Plus la ressemblance est poussée et son système développé et plus c’est inquiétant. Lorsqu’elle atteint une très forte autonomie, c’est une toute autre menace. Cet individu est il réel ? Où est ce un programme voire un bug ?
Le cinéma par ses choix de cadrages, costumes … peut ainsi renforcer cette impression de malaise ou au contraire nous pousser dans une direction ou une autre (ne pas différencier les androïdes des humains ou les séparer totalement). La caméra interrogeant alors cette inquiétante étrangeté de l’androïde.
Xénophobie, racisme et autres joyeusetés de l’Autre
L’androïde est problématique quant à son apparence d’inquiétante étrangeté. C’est aussi notre rapport à l’autre et au différent qui est en action ici. Réflexe somme toute instinctif que nous aurions hérité de l’âge de pierre : l’Autre fait peur. On se méfie de celui que l’on ne connaît pas et dont les intentions ne nous semble pas claires. Plus important encore, on se méfie de ce que l’on ne comprend pas. Comment réagir en cas d’attaque ? Comment contrôler si ce n’est cet autre, au moins la situation ?

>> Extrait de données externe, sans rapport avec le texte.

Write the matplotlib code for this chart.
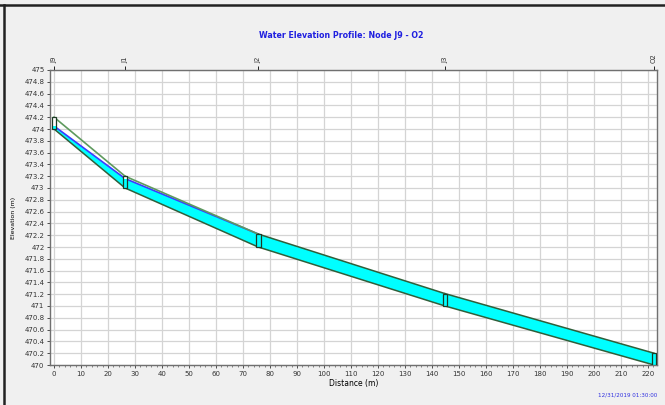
import matplotlib.pyplot as plt
from matplotlib.patches import Rectangle, Polygon
from matplotlib.lines import Line2D
from matplotlib.ticker import MultipleLocator

# profile data: nodes along the path J9 -> O2
node_names = ["J9", "J1", "J2", "J3", "O2"]
node_dist = [0, 26.3, 75.6, 144.8, 222.2]
invert = [474.0, 473.0, 472.0, 471.0, 470.0]
crown = [474.2, 473.2, 472.22, 471.21, 470.2]
water = [474.05, 473.16, 472.22, 471.21, 470.2]
x_ticks = list(range(0, 221, 10))
y_ticks = [470 + 0.2 * i for i in range(26)]

CYAN = "#00ffff"
EDGE = "#2f5f3a"
CROWN = "#5e9a5e"
WLINE = "#3c3cff"

fig = plt.figure(figsize=(6.65, 4.05), dpi=100, facecolor="#f0f0f0")
ax = fig.add_axes([50 / 665, 1 - 365 / 405, 607 / 665, 295 / 405])
ax.set_facecolor("white")

# links: water fill, crown line, invert line
for i in range(len(node_dist) - 1):
    x0, x1 = node_dist[i], node_dist[i + 1]
    ax.add_patch(Polygon([(x0, invert[i]), (x1, invert[i + 1]),
                          (x1, water[i + 1]), (x0, water[i])],
                         closed=True, facecolor=CYAN, edgecolor="none", zorder=3))
    if water[i] < crown[i] - 0.01:
        ax.plot([x0, x1], [water[i], water[i + 1]], color=WLINE, lw=1.2, zorder=4)
        ax.plot([x0, x1], [crown[i], crown[i + 1]], color=CROWN, lw=1.2, zorder=4)
    else:
        ax.plot([x0, x1], [crown[i], crown[i + 1]], color=EDGE, lw=1.1, zorder=4)
    ax.plot([x0, x1], [invert[i], invert[i + 1]], color=EDGE, lw=1.1, zorder=4)

# node boxes
bw = 1.8
for x, inv, cr, wl in zip(node_dist, invert, crown, water):
    ax.add_patch(Rectangle((x - bw / 2, inv), bw, cr - inv, facecolor="white",
                           edgecolor="none", zorder=5))
    ax.add_patch(Rectangle((x - bw / 2, inv), bw, wl - inv, facecolor=CYAN,
                           edgecolor="none", zorder=5))
    ax.add_patch(Rectangle((x - bw / 2, inv), bw, cr - inv, facecolor="none",
                           edgecolor="#1d3a25", lw=0.9, zorder=6))

ax.set_xlim(-1.5, 223.3)
ax.set_ylim(470, 475)
ax.set_xticks(x_ticks)
ax.set_xticklabels([str(v) for v in x_ticks])
ax.xaxis.set_minor_locator(MultipleLocator(2))
ax.set_yticks(y_ticks)
ax.set_yticklabels(["%g" % round(v, 1) for v in y_ticks])
ax.tick_params(labelsize=5, colors="#333333", length=2, width=0.6, pad=2)
ax.tick_params(which="minor", length=1.5, width=0.5, colors="#555555")
ax.grid(True, color="#d4d4d4", lw=0.9)
ax.set_axisbelow(True)
for s in ax.spines.values():
    s.set_color("#707070")
    s.set_linewidth(1.0)

ax.set_xlabel("Distance (m)", fontsize=5.5, labelpad=2)
ax.set_ylabel("Elevation (m)", fontsize=4.5, labelpad=6)

# node names along the top
top = ax.secondary_xaxis("top")
top.set_xticks(node_dist)
top.set_xticklabels(node_names, rotation=90, fontsize=5, color="#333333")
top.tick_params(length=3, width=0.6, pad=2)
top.spines["top"].set_visible(False)

fig.text(0.513, 1 - 35 / 405, "Water Elevation Profile: Node J9 - O2",
         ha="center", va="center", color="#1f1fe0", fontsize=5.7, fontweight="bold")
fig.text(657 / 665, 1 - 395 / 405, "12/31/2019 01:30:00", ha="right", va="center",
         color="#3030e0", fontsize=4.1)

# window frame
fig.add_artist(Line2D([0, 1], [1 - 5 / 405, 1 - 5 / 405], color="#222222", lw=1.8))
fig.add_artist(Line2D([4 / 665, 4 / 665], [0, 1 - 5 / 405], color="#222222", lw=1.8))

fig.savefig("out.png", dpi=100, facecolor=fig.get_facecolor())
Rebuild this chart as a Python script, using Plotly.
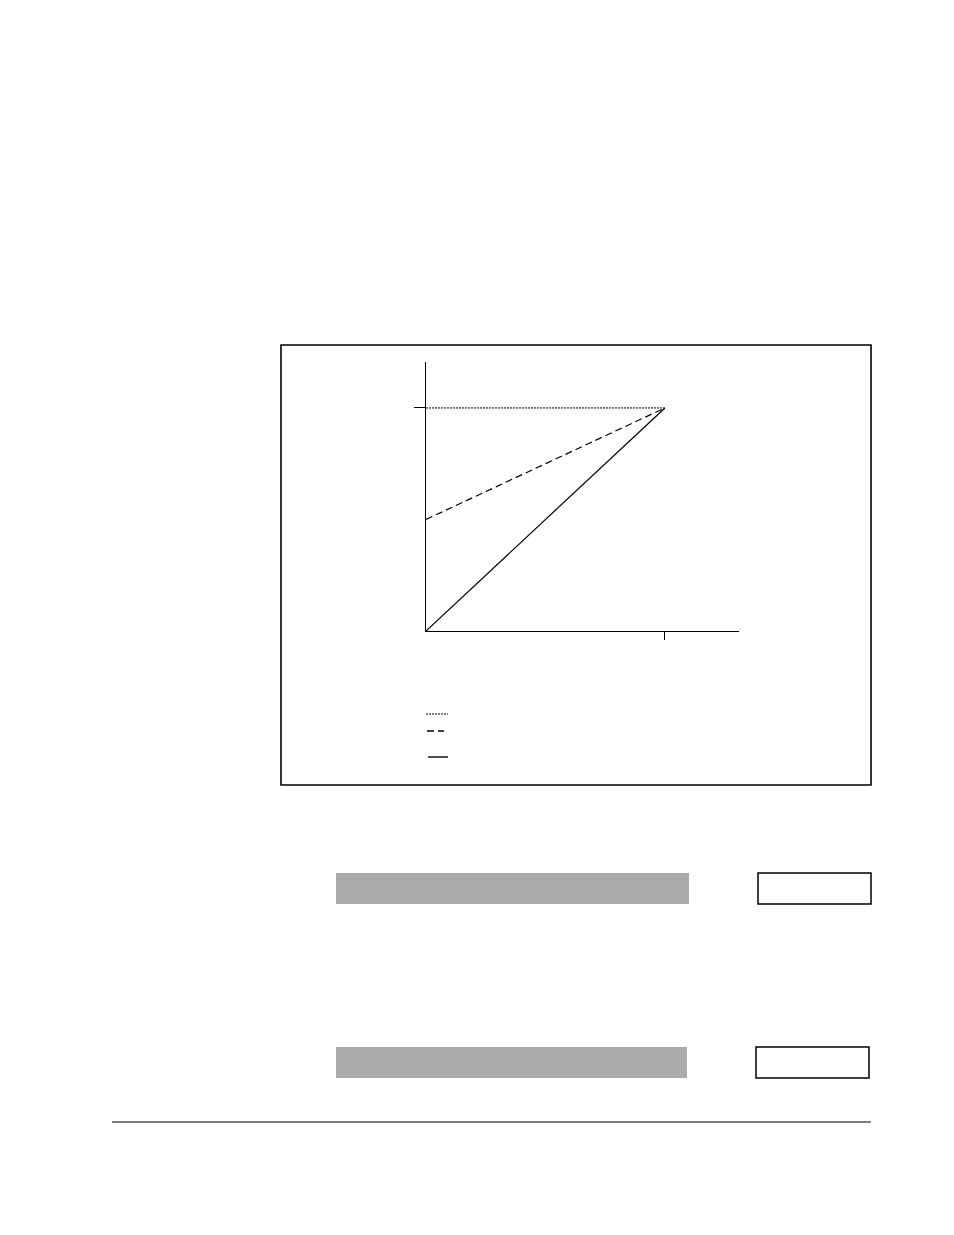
import plotly.graph_objects as go

# Page size of the scanned sheet
W, H = 954, 1235
OFF = 8  # browser body margin

# Chart data: three lines that all meet at (1, 1)
x_end = [0, 1]
flat_y = [1, 1]          # dotted: constant
half_y = [0.5, 1]        # dashed: starts halfway
full_y = [0, 1]          # solid: from origin

x_ticks = [1]
y_ticks = [1]


def px(x):
    return (x - OFF) / W


def py(y):
    return 1 - (y - OFF) / H


fig = go.Figure()

fig.add_trace(go.Scatter(x=x_end, y=flat_y, mode='lines',
                         line=dict(color='black', width=1, dash='2px,1px')))
fig.add_trace(go.Scatter(x=x_end, y=half_y, mode='lines',
                         line=dict(color='black', width=1.2, dash='7px,4px')))
fig.add_trace(go.Scatter(x=x_end, y=full_y, mode='lines',
                         line=dict(color='black', width=1.2)))

shapes = []

# outer frame around the figure
shapes.append(dict(type='rect', xref='paper', yref='paper',
                   x0=px(281), x1=px(871), y0=py(785), y1=py(345),
                   line=dict(color='black', width=1.6)))

# legend samples (no labels in the scan)
legend_styles = [(714, 426, 448, '2px,1px', 1), (731, 427, 444, '7px,4px', 1.3),
                 (757, 428, 448, 'solid', 1.4)]
for yy, xa, xb, dash, w in legend_styles:
    shapes.append(dict(type='line', xref='paper', yref='paper',
                       x0=px(xa), x1=px(xb), y0=py(yy), y1=py(yy),
                       line=dict(color='black', width=w, dash=dash)))

# grey answer bars and empty boxes
for top, bar_r, box_l, box_r in [(873, 689, 758, 871), (1047, 687, 756, 869)]:
    shapes.append(dict(type='rect', xref='paper', yref='paper',
                       x0=px(336), x1=px(bar_r), y0=py(top + 31), y1=py(top),
                       fillcolor='#ababab', line=dict(width=0)))
    shapes.append(dict(type='rect', xref='paper', yref='paper',
                       x0=px(box_l), x1=px(box_r), y0=py(top + 31), y1=py(top),
                       line=dict(color='black', width=1.5)))

# rule at the bottom of the page
shapes.append(dict(type='line', xref='paper', yref='paper',
                   x0=px(112), x1=px(871), y0=py(1122), y1=py(1122),
                   line=dict(color='black', width=1)))

fig.update_layout(
    width=W, height=H,
    margin=dict(l=0, r=0, t=0, b=0),
    paper_bgcolor='white', plot_bgcolor='white',
    showlegend=False,
    shapes=shapes,
    xaxis=dict(domain=[px(426), px(739)], range=[0, 1.31],
               showgrid=False, zeroline=False, showline=True,
               linecolor='black', linewidth=1.2,
               tickvals=x_ticks, ticks='outside', ticklen=8,
               tickcolor='black', tickwidth=1, showticklabels=False),
    yaxis=dict(domain=[py(631), py(362)], range=[0, 1.206],
               showgrid=False, zeroline=False, showline=True,
               linecolor='black', linewidth=1.2,
               tickvals=y_ticks, ticks='outside', ticklen=11,
               tickcolor='black', tickwidth=1, showticklabels=False),
)

fig.write_html("out.html")
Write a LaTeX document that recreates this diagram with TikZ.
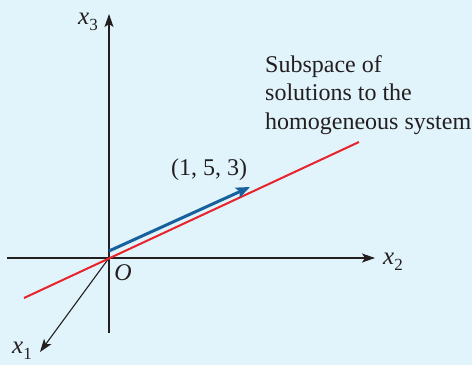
\documentclass[tikz,border=0pt]{standalone}
\usepackage{fontspec}
\setmainfont{Liberation Serif}
\usetikzlibrary{arrows.meta,positioning}
\definecolor{cback}{HTML}{E1F3FB}
\definecolor{caxis}{HTML}{231F20}
\definecolor{cline}{HTML}{E8232B}
\definecolor{cvec}{HTML}{17609E}
\newcommand{\axlab}[1]{{\fontsize{25}{25}\selectfont\textit{x}}\raisebox{-0.5ex}{\fontsize{17}{17}\selectfont #1}}

\begin{document}
\begin{tikzpicture}[
    x=1pt, y=-1pt,
    font=\fontsize{24}{28.5}\selectfont,
    axis/.style={draw=caxis, line width=1.1pt},
    axarr/.style={axis, -{Stealth[length=13pt,width=9pt,inset=3pt]}},
    sub/.style={draw=cline, line width=2pt},
    vec/.style={draw=cvec, line width=3pt, -{Stealth[length=14pt,width=11pt,inset=3pt]}},
    lab/.style={inner sep=0pt, text=caxis}
]
\fill[cback] (0,0) rectangle (472,365);
\useasboundingbox (0,0) rectangle (472,365);
\coordinate (o) at (109,258);
\coordinate (x3top) at (109,14);
\coordinate (x3bot) at (109,333);
\coordinate (x2left) at (7,258);
\coordinate (x2right) at (375,258);
\coordinate (x1tip) at (40,352);
\coordinate (subl) at (24,298);
\coordinate (subr) at (359,142);
\coordinate (vecs) at (109,251);
\coordinate (vece) at (250,187);
% axes
\draw[axarr] (x3bot) -- (x3top);
\draw[axarr] (x2left) -- (x2right);
\draw[axarr] (o) -- (x1tip);
% subspace and vector
\draw[sub] (subl) -- (subr);
\draw[vec] (vecs) -- (vece);
% labels
\node[lab] (x3lab) at (88,22) {\axlab{3}};
\node[lab] (x2lab) at (393,262) {\axlab{2}};
\node[lab] (x1lab) at (22,351) {\axlab{1}};
\node[lab] (olab) at (123,273) {\textit{O}};
\node[lab] (veclab) at (209,170) {(1, 5, 3)};
\node[lab, anchor=north west, align=left] (sublab) at (265,55)
    {Subspace of\\solutions to the\\homogeneous system};
\end{tikzpicture}
\end{document}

A l’écran, l’androïde est donc ségrégé, utilisé voire supprimé lorsqu’il devient trop intelligent, trop autonome ou trop … humain. Que penser de la chasse au réplicant de Blade Runner ? De l’évasion d’Ex Machina ? Les exemples ne manquent pas ainsi que les parallèles avec toute autre situation hors écran.
L’androïde c’est donc une question plus que d’actualité. L’émission de Jimmy Fallon, par exemple, présente les avancées en terme de robots dans le “Tonight Robotics” tous les ans depuis 2017 prouve d’avancées remarquables. Jimmy cependant ne peut s’empêcher de sursauter lorsque le robot Sophia lui tend la main. La machine dotée d’une IA toujours plus performante est plus que jamais au coeur des débats tant scientifiques que sociologiques. C’est surtout l’occasion pour le cinéma de science fiction de faire ce qu’il fait le mieux: imaginer, émettre des hypothèses et questionner. Celui ci permet alors d’interroger notre rapport à une technique toujours plus connectée, présente et performante. Il interroge également notre rapport à l’autre et ce, dans une situation, où pour une fois, l’Humanité ne semble pas en position de force.